There is no evidence of adverse impact on the turbine from these shipments. Additional maintenance costs such as air preheater cleaning or blockage removal can be assessed if properly recorded; to date no such issues have been observed and further operational data are being collected. Emissions downstream of the FGD unit are continuously monitored by the Ambient Air Quality Monitoring System; recorded data show no significant increase or any problem with the FGD during the period of these coal shipments.
Claims that there is damage requiring new repairs are not borne out by the data. Ambient air quality data show no unusual increase in pollution. On particulates, PM2.5 has remained in the 21–27 µg/m³ range against a 50 µg/m³ standard; PM10 remains below the 100 µg/m³ standard. For carbon monoxide, the eight-hour standard is 9,000 ppb; the maximum observed on a 24-hour check has not exceeded that—recorded maxima are around 8,868 ppb. For NO₂, against a 50 ppb standard, observations are around 3.3–5.6 ppb; for SO₂, against 30 ppb, observations are around 5.7–9.1 ppb. So we must examine the actual data, not technical-sounding words like “ash content” thrown around to mislead.

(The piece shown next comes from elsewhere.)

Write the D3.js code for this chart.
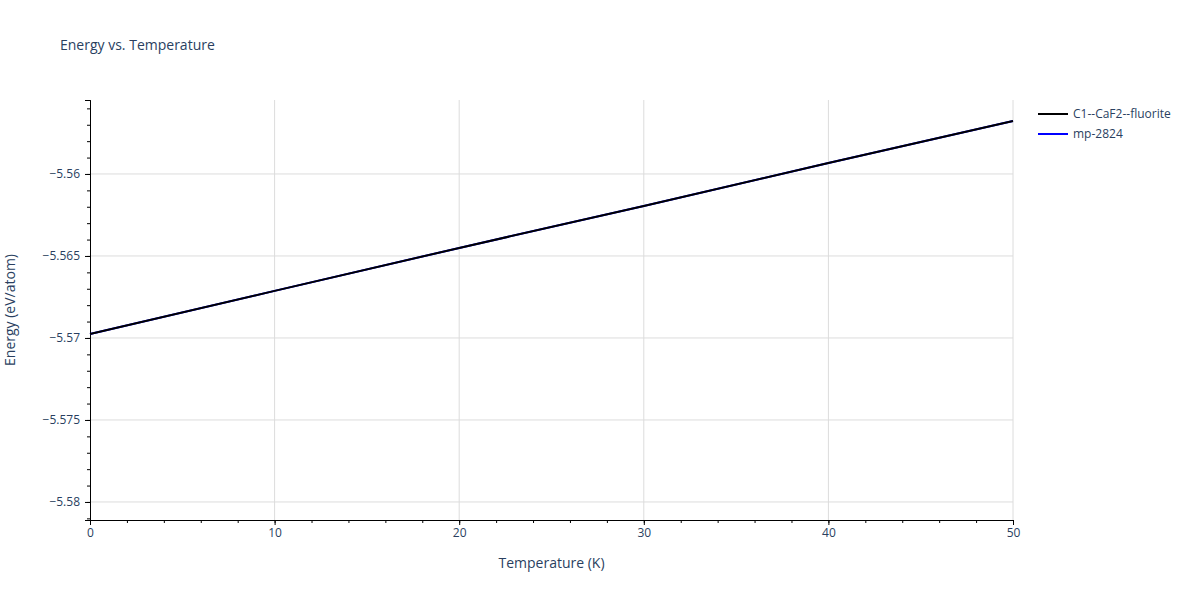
<!DOCTYPE html>
<html><head><meta charset="utf-8">
<script src="https://cdn.jsdelivr.net/npm/d3@7"></script>
<style>body{margin:0;background:#fff;font-family:"Open Sans",Arial,sans-serif;}</style>
</head><body><svg id="c" width="1200" height="600"></svg>
<script>
// data
const temps = [0, 10, 20, 30, 40, 50];
const fluoriteEnergy = [-5.56976, -5.56713, -5.56451, -5.56195, -5.55933, -5.55677];
const mpEnergy = [-5.56976, -5.56713, -5.56451, -5.56195, -5.55933, -5.55677];
const xTicks = [0, 10, 20, 30, 40, 50];
const yTicks = [-5.56, -5.565, -5.57, -5.575, -5.58];
const seriesNames = ["C1--CaF2--fluorite", "mp-2824"];
const seriesColors = ["#000000", "#0000ff"];
const textColor = "#2a3f5f";

const svg = d3.select("#c");
const L = 90, R = 1013, T = 100, B = 520;
const x = d3.scaleLinear().domain([0, 50]).range([L, R]);
const y = d3.scaleLinear().domain([-5.5811, -5.55549]).range([B, T]);

// grid
svg.append("g").selectAll("line").data(xTicks.slice(1)).join("line")
  .attr("x1", d => x(d)).attr("x2", d => x(d)).attr("y1", T).attr("y2", B)
  .attr("stroke", "#dcdcdc");
svg.append("g").selectAll("line").data(yTicks).join("line")
  .attr("x1", L).attr("x2", R).attr("y1", d => y(d)).attr("y2", d => y(d))
  .attr("stroke", "#dcdcdc");

// axes
const xa = svg.append("g").attr("transform", `translate(0,${B})`)
  .call(d3.axisBottom(x).tickValues(xTicks).tickSize(5).tickFormat(d3.format("d")));
xa.append("g").call(d3.axisBottom(x).tickValues(d3.range(0, 51, 2)).tickSize(3).tickFormat(""));
const ya = svg.append("g").attr("transform", `translate(${L},0)`)
  .call(d3.axisLeft(y).tickValues(yTicks).tickSize(5).tickFormat(d => d3.format(".3~f")(d).replace("-", "\u2212")));
ya.append("g").call(d3.axisLeft(y).tickValues(d3.range(-5.581, -5.5555, 0.001)).tickSize(3).tickFormat(""));
svg.selectAll(".domain").attr("stroke", "#000");
svg.selectAll(".tick line").attr("stroke", "#000");
svg.selectAll(".tick text").attr("fill", textColor).style("font-size", "12px").style("font-family", "Open Sans, Arial");
ya.selectAll(".tick text").attr("x", -10);

// lines
const line = d3.line().x((d, i) => x(temps[i])).y(d => y(d));
[mpEnergy, fluoriteEnergy].forEach((s, k) => {
  svg.append("path").datum(s).attr("d", line).attr("fill", "none")
    .attr("stroke", k === 0 ? seriesColors[1] : seriesColors[0]).attr("stroke-width", 2);
});

// titles
svg.append("text").attr("x", 60).attr("y", 50).text("Energy vs. Temperature")
  .attr("fill", textColor).style("font-size", "14px");
svg.append("text").attr("x", (L + R) / 2).attr("y", 568).attr("text-anchor", "middle")
  .text("Temperature (K)").attr("fill", textColor).style("font-size", "14px");
svg.append("text").attr("transform", `translate(15,${(T + B) / 2}) rotate(-90)`).attr("text-anchor", "middle")
  .text("Energy (eV/atom)").attr("fill", textColor).style("font-size", "14px");

// legend
const lg = svg.append("g").selectAll("g").data(seriesNames).join("g")
  .attr("transform", (d, i) => `translate(1038,${114 + i * 20})`);
lg.append("line").attr("x1", 0).attr("x2", 30).attr("stroke", (d, i) => seriesColors[i]).attr("stroke-width", 2);
lg.append("text").attr("x", 35).attr("y", 4).text(d => d).attr("fill", textColor).style("font-size", "12px");
</script></body></html>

We are conducting inquiries, and there has been no manipulation or intentional wrongdoing. This is not about “tampering”; some do not even seem to understand the definitions.
On load- and discharge-port sampling: until about 2015 the practice was to pay 100 per cent on the Load Port Report alone. Thereafter, we introduced checks here as well. Procurement methods have evolved and improved over time. We will continue to study and rectify remaining issues, with due consideration of the grid situation in Sri Lanka and the state of our plants. Necessary instructions have already been issued through the Ministry Secretary to deepen examinations and identify needed improvements.
On penalties and quality bands: the contract provides a formula—if the gross calorific value (GCV) falls below 5,900 kcal/kg within the 5,900–6,150 kcal/kg band, a double penalty applies. We are not here to “fix” for companies. We have no links to any company and have not made a single phone call to any company. We can therefore speak clearly. We will also consider further refinements. We seek relatively higher-end coal that is harder to source; many countries demand GCV around 4,000, but we ask higher. The number of countries that can supply that is limited, so variation can occur. The conditions are international standards, not ours; we have to procure on the world market and apply international conditions.
We are following due process in procurement and supplier selection. For long there was no proper process; Cabinet Papers were used incorrectly without anyone noticing. If the 2022 tender had been taken then, coal would have cost USD 328 per metric ton all the way to yesterday. The tender being cancelled was a good thing. The Auditor-General criticized that award. Many who now cry have been sent home because we corrected it. We are continuing to fix this; there is no issue, and necessary instructions have been issued.
On “direct feeding”: we typically cap system load to about 2,250–2,300 MW during midday because of high solar penetration. Detailed figures are available; there is no problem as claimed.
Finally, we have not changed the procurement process or suppliers unlawfully. If a contract defaults we will act at that time, but we cannot do anything illegal. We act lawfully. Thank you.